When I became chief, I worked quickly to accomplish the goals I set. Anytime you’re in a position of power, you are spending your collateral as a leader and there’s a shelf life to that leadership. I knew I could retire in seven years, and I knew those years would go fast. I wanted to open our arms to the community and push community policing to the next level. I would tell officers to interact with citizens and give out their cards to them. I personally gave out hundreds of cards as chief, and no one ever took advantage of that by calling me at 2 a.m. with trivial concerns. Citizens were mindful and respectful.
I kept checking the goals off my list: We started the community ambassador program, we got into schools to work with at-risk youths, we established mentoring programs. We built a new crime lab, and we made a lot of internal changes to improve the department’s culture.
When my list was checked off, I either had to turn another page with the department and start another list of goals or move on. If you’re a leader who simply maintains, you’re in a neutral position, and then I think you become vulnerable because the waves will start hitting you and you’ll start playing defense. But if you have the courage to lead by moving forward, you may still get hit with criticism, but the energy is in forward motion and that’s where you need to be.

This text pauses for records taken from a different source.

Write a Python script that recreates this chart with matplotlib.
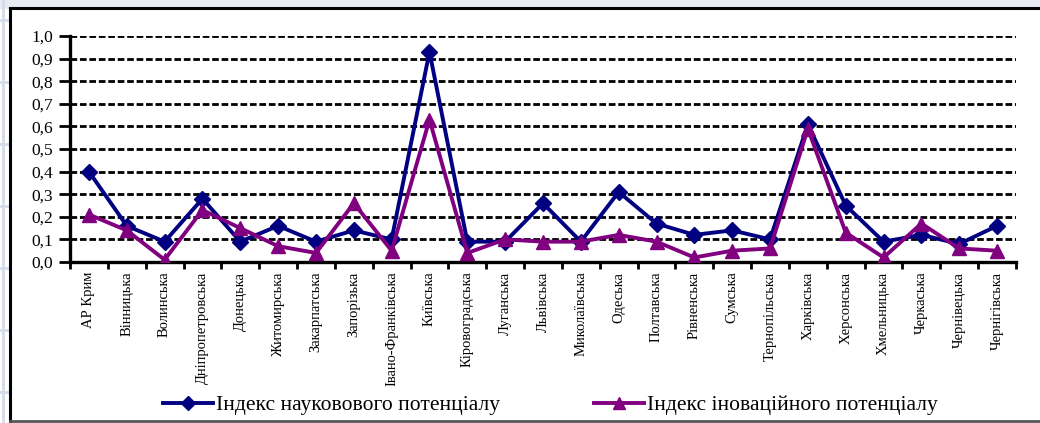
import numpy as np
import matplotlib
matplotlib.use('Agg')
import matplotlib.pyplot as plt
from matplotlib.lines import Line2D
from matplotlib.patches import Rectangle

plt.rcParams['font.family'] = ['Liberation Serif', 'DejaVu Serif']

regions = ['АР Крим', 'Вінницька', 'Волинська', 'Дніпропетровська', 'Донецька',
           'Житомирська', 'Закарпатська', 'Запорізька', 'Івано-Франківська', 'Київська',
           'Кіровоградська', 'Луганська', 'Львівська', 'Миколаївська', 'Одеська',
           'Полтавська', 'Рівненська', 'Сумська', 'Тернопільська', 'Харківська',
           'Херсонська', 'Хмельницька', 'Черкаська', 'Чернівецька', 'Чернігівська']

science_idx = [0.40, 0.16, 0.09, 0.28, 0.09, 0.16, 0.09, 0.14, 0.10, 0.93,
               0.09, 0.09, 0.26, 0.09, 0.31, 0.17, 0.12, 0.14, 0.10, 0.61,
               0.25, 0.09, 0.12, 0.08, 0.16]

innov_idx = [0.21, 0.14, 0.01, 0.23, 0.15, 0.07, 0.04, 0.26, 0.05, 0.63,
             0.04, 0.10, 0.09, 0.09, 0.12, 0.09, 0.02, 0.05, 0.06, 0.59,
             0.13, 0.02, 0.17, 0.06, 0.05]

yticks = [0.0, 0.1, 0.2, 0.3, 0.4, 0.5, 0.6, 0.7, 0.8, 0.9, 1.0]

W, H = 1040, 423
fig = plt.figure(figsize=(W / 100, H / 100), dpi=100)

# spreadsheet cells behind the chart object
cell = '#d5dbe8'
for yy in range(20, H, 62):
    fig.add_artist(Line2D([0, 9 / W], [1 - yy / H, 1 - yy / H], color=cell, lw=2))
fig.add_artist(Line2D([3 / W, 3 / W], [0, 1], color=cell, lw=2))
fig.add_artist(Rectangle((0, 1 - 8 / H), 1, 8 / H, color='#e6eaf2', zorder=0))
# chart object border
fig.add_artist(Line2D([10 / W, 10 / W], [1 - 421 / H, 1 - 8 / H], color='black', lw=2.2))
fig.add_artist(Line2D([10 / W, 1], [1 - 8 / H, 1 - 8 / H], color='black', lw=2.2))
fig.add_artist(Line2D([10 / W, 1], [1 - 421 / H, 1 - 421 / H], color='#555555', lw=2))

ax = fig.add_axes([70 / W, 1 - 262 / H, (1016 - 70) / W, (262 - 36) / H])

x = np.arange(len(regions))
l1, = ax.plot(x, science_idx, color='#000080', lw=2.8, marker='D', ms=8.5,
              label='Індекс науковового потенціалу', zorder=4)
l2, = ax.plot(x, innov_idx, color='#800080', lw=2.8, marker='^', ms=10,
              label='Індекс іноваційного потенціалу', zorder=5)

ax.set_xlim(-0.5, len(regions) - 0.5)
ax.set_ylim(0, 1.0)
ax.set_yticks(yticks)
ax.set_yticklabels([('%.1f' % v).replace('.', ',') for v in yticks], fontsize=12.5)
for v in yticks[1:]:
    ax.axhline(v, color='black', lw=2.0, ls=(0, (2.4, 1.0)), zorder=1)

ax.set_xticks(x)
ax.set_xticklabels(regions, rotation=90, fontsize=10.5)
ax.set_xticks(np.arange(len(regions) + 1) - 0.5, minor=True)
ax.tick_params(axis='x', which='major', length=0, pad=7)
ax.tick_params(axis='x', which='minor', length=5, width=2, direction='out')
ax.tick_params(axis='y', length=8, width=2.0, direction='out', pad=4)

for s in ['top', 'right']:
    ax.spines[s].set_visible(False)
ax.spines['left'].set_linewidth(2.4)
ax.spines['bottom'].set_linewidth(2.4)

# two legend entries placed separately along the bottom
leg_kw = dict(frameon=False, fontsize=15.5, handlelength=2.3, handletextpad=0.15,
              borderpad=0, borderaxespad=0, markerscale=0.85)
fig.legend(handles=[l1], loc='center left',
           bbox_to_anchor=(163 / W, 1 - 405 / H), **leg_kw)
fig.legend(handles=[l2], loc='center left',
           bbox_to_anchor=(594 / W, 1 - 405 / H), **leg_kw)

fig.savefig('out.png', dpi=100)
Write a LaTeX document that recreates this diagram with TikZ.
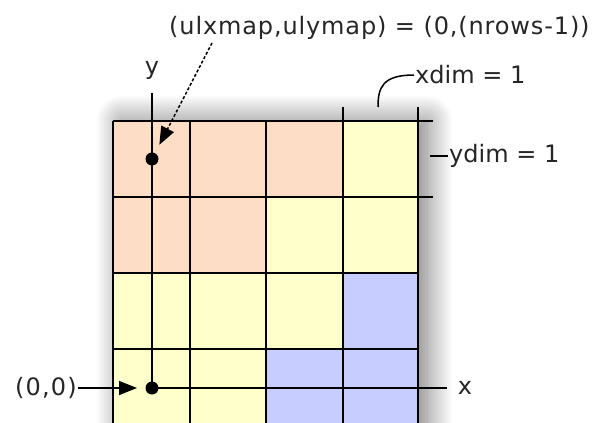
\documentclass[tikz,border=0pt]{standalone}
\usepackage{fontspec}
\usetikzlibrary{positioning,arrows.meta,shadows.blur}
\newfontfamily\labelfont{DejaVu Sans}
\definecolor{cellpeach}{RGB}{253,221,197}
\definecolor{cellyellow}{RGB}{255,255,204}
\definecolor{cellblue}{RGB}{200,205,255}
\tikzset{
  gridline/.style={line width=2.2pt},
  axisline/.style={line width=2pt},
  leader/.style={line width=1.5pt},
  pointer/.style={-{Triangle[length=18pt, width=14pt, fill=black]}, line width=1.5pt},
  dotnode/.style={circle, fill=black, inner sep=0pt, minimum size=13pt},
  lbl/.style={font=\labelfont\fontsize{24}{28}\selectfont, inner sep=1pt, text=black!85}
}

\begin{document}
\begin{tikzpicture}[x=1pt, y=-1pt]
  \useasboundingbox (0,0) rectangle (608,423);
  % cells with the soft shadow round them
  \fill[cellyellow, blur shadow={shadow xshift=9pt, shadow yshift=0pt, shadow blur radius=26pt,
      shadow blur steps=20, shadow opacity=55}]
    (113,121) rectangle (418,440);
  \fill[cellpeach] (113,121) -- (343,121) -- (343,197) -- (266,197) -- (266,273) -- (113,273) -- cycle;
  \fill[cellblue] (343,273) -- (418,273) -- (418,440) -- (266,440) -- (266,349) -- (343,349) -- cycle;
  % grid lines and ticks
  \draw[gridline] (113,121) -- (113,440) (190,121) -- (190,440) (266,121) -- (266,440)
    (343,107) -- (343,440) (418,107) -- (418,440);
  \draw[gridline] (113,121) -- (433,121) (113,197) -- (433,197)
    (113,273) -- (418,273) (113,349) -- (418,349);

  \node[dotnode] (ul) at (152,159) {};
  \node[dotnode] (o) at (152,388) {};
  \coordinate (ytop) at (152,93);
  \coordinate (xend) at (447,388);
  \draw[axisline] (ytop) -- (o.center);
  \draw[axisline] (o.center) -- (xend);

  \node[lbl] (ylab) at (152,70) {y};
  \node[lbl] (xlab) at (465,388) {x};
  \node[lbl, anchor=east] (origin) at (78,388) {\addfontfeature{LetterSpace=5}(0,0)};
  \node[lbl, anchor=west] (ulxmap) at (168,28) {\addfontfeature{LetterSpace=3.6}(ulxmap,ulymap) = (0,(nrows-1))};
  \node[lbl, anchor=west] (xdim) at (414,75) {xdim = 1};
  \node[lbl, anchor=west] (ydim) at (448,156) {ydim = 1};

  \coordinate (ulfoot) at (212,43);
  \coordinate (xdimfoot) at (378,107);
  \coordinate (ydimfoot) at (430,156);
  \draw[pointer, dash pattern=on 3pt off 2pt, shorten >=16pt] (ulfoot) -- (ul.center);
  \draw[pointer, shorten >=15pt] (origin.east) -- (o.center);
  \draw[leader] (xdimfoot) .. controls (378,88) and (382,75) .. (xdim.west);
  \draw[leader] (ydimfoot) -- (ydim.west);
\end{tikzpicture}
\end{document}
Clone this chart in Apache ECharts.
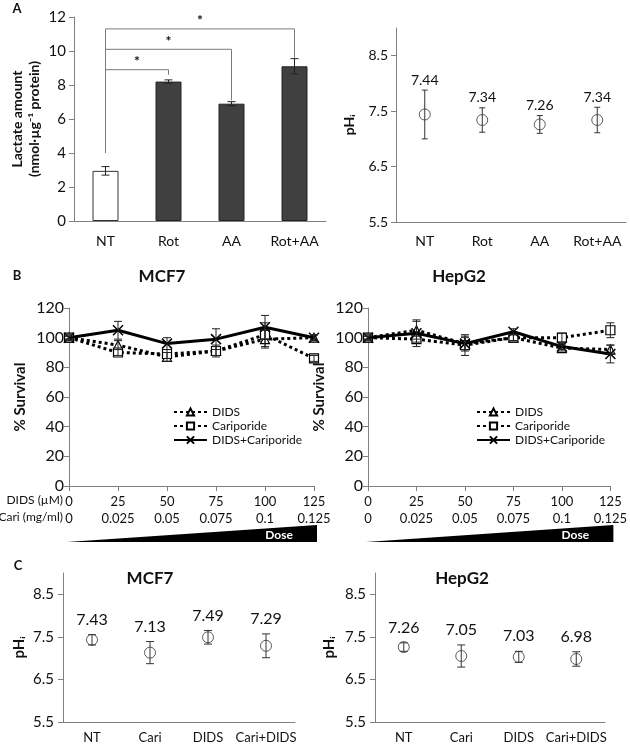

I truly believe that, in public service, when you’re no longer adding value, you need to make your exit. There’s a season for everything. I had a great run and a fabulous career at the department. I had the time of my life. I had my season, and I have no regrets.
Embrace Hope as a Strength
I left the Police Department on a Friday and I started at the Iowa Law Enforcement Academy on a Monday. I knew this job was going to be a challenge, but I went after it with excitement and fresh goals. In 2015, I had the good fortune of moving from assistant director to director.
I’ve been impressed by the young officers who attend the academy. Last year, I watched them deal with the brutal ambushes of officers Tony Beminio and Justin Martin. They were sad. They were grieving. They were asking, “What does this mean?” But what was encouraging to me is that as they worked through it, none of them questioned whether law enforcement was the right job for them. More than ever, it was something they knew they wanted to do.
People often ask, “How do you deal with these ambushes and the overall negativity in today’s climate?” While one person can create such devastation, one person also can have an impact in phenomenally positive ways.
So you don’t react by building thicker glass on the windows and by wearing full body armor. You react by coming from a position of strength, and hope is a position of strength. You remain confident, you get out of the car, you look people in the eye, you remain hopeful, you keep your eyes in the clouds and not the dirt. Fear can drive people to react toward certain groups of people in unrealistic and unreasonable ways.
I’m not saying that as an officer you shouldn’t ever be scared or that you’re never going to be afraid. Fear in the moment helps you to react in a way that allows you to survive a life-threatening situation. That’s not the kind of fear I’m talking about. I’m talking about long-term, sustained fears that place bias on groups of people and create unreasonable reactions and behaviors. We have to control the fear within us; we can’t let it control us. We have to operate from a position of strength, and that strength is full of hope and full of faith.